Auf der anderen Seite gab es aber auch sehr viel Lob für einen ziemlich couragierten Auftritt mit einigen starken Szenen. Nicht nur im ersten Drittel gegen "Claudios Amigos", sondern auch im letzten Drittel gegen die mit früheren Weltstars gespickte Auswahl des FC Bayern München. Zwei komplette Trikotsätze bekam Böttcher für diese beiden Drittel, doch er zog nur einen an. Auf dem anderen Trikot ließ er hinterher alle Spieler unterschreiben. Nach dem offiziellen Ende der Partie, als die großen Feierlichkeiten mit dem Auftritt von Sänger Jan Delay und einer imposanten Lasershow begannen, huschte Tobias Böttcher schnell in die Ostkurve zu seinen Freunden. "Plötzlich wollten sich Kinder mit mir fotografieren lassen und ich musste Autogramme geben. Das war völlig surreal." Und genau so unwirklich ging der Abend dann weiter.

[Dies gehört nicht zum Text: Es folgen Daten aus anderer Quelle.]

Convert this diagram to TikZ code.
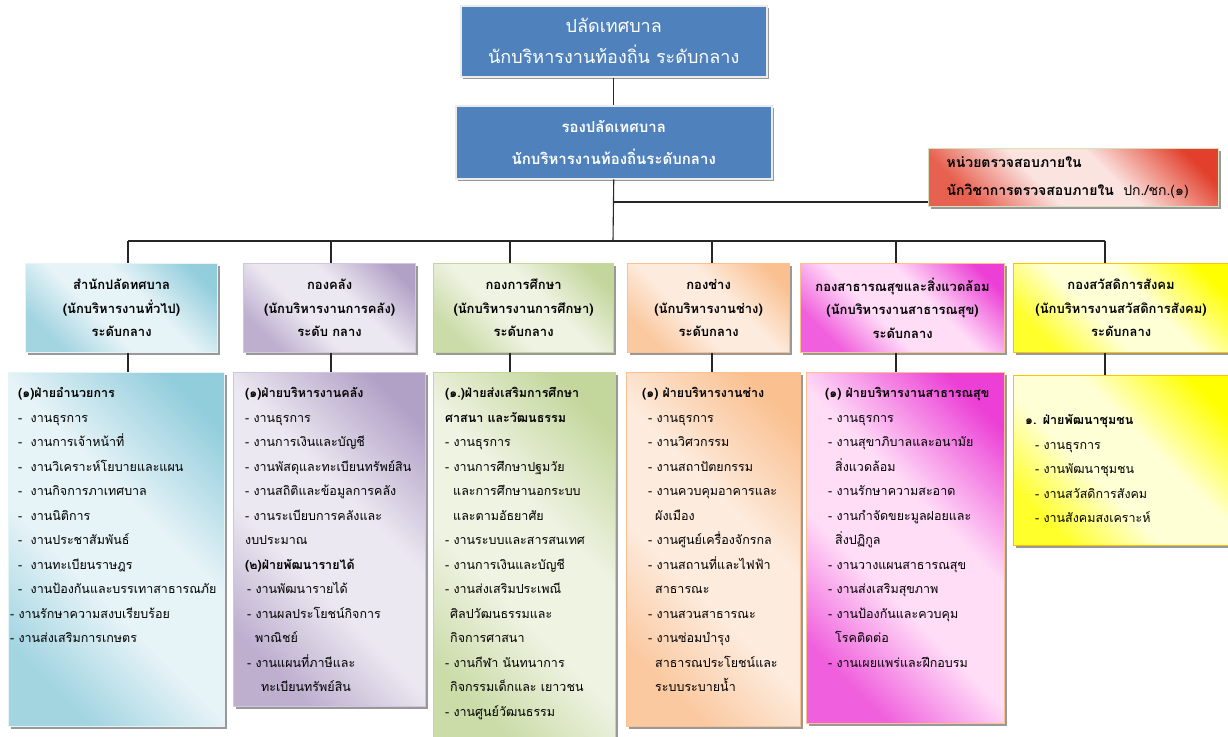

Denn Böttcher wurde kurzerhand noch auf die Gästeliste der großen Aftershow-Party im Parkhotel gesetzt – und fuhr schließlich mit Naldo zurück zum Bürgerpark. "Wir hatten am Stadion zusammen auf ein Taxi gewartet und uns dabei eine Zeit lang unterhalten, aber es kam einfach kein Taxi. Dann hat Naldo ein paar Freunde angerufen, die ihn abgeholt haben. Und ich durfte da mitfahren. Absolut unglaublich." So stand der junge Mann, der wegen seiner hellblonden Haare seit vielen Jahren nur "Michel" gerufen wird, am Ende auch noch zwischen all den Stars auf der großen Pizarro-Party und feierte bis tief in die Nacht.
"Es fühlt sich immer noch alles sehr unwirklich an", sagt Tobias Böttcher auch mit 48 Stunden Abstand. Für ihn ging es nach einer sehr kurzen Nacht direkt weiter mit Fußball. Punktspiel mit dem TuS Harsefeld bei Teutonia Uelzen, trister Landesliga-Alltag. Sogar auf dem Sportplatz in Uelzen wurde der Blondschopf erkannt und auf seinen großen Auftritt angesprochen. Für 59 Minuten reichte die Kraft noch, dann wurde Böttcher ausgewechselt. Am Abend fiel er völlig erschöpft ins Bett. Voll mit Erinnerungen und Eindrücken, die sich anfühlten, wie eine absolut verrückte Anhäufung völlig absurder Tagträume.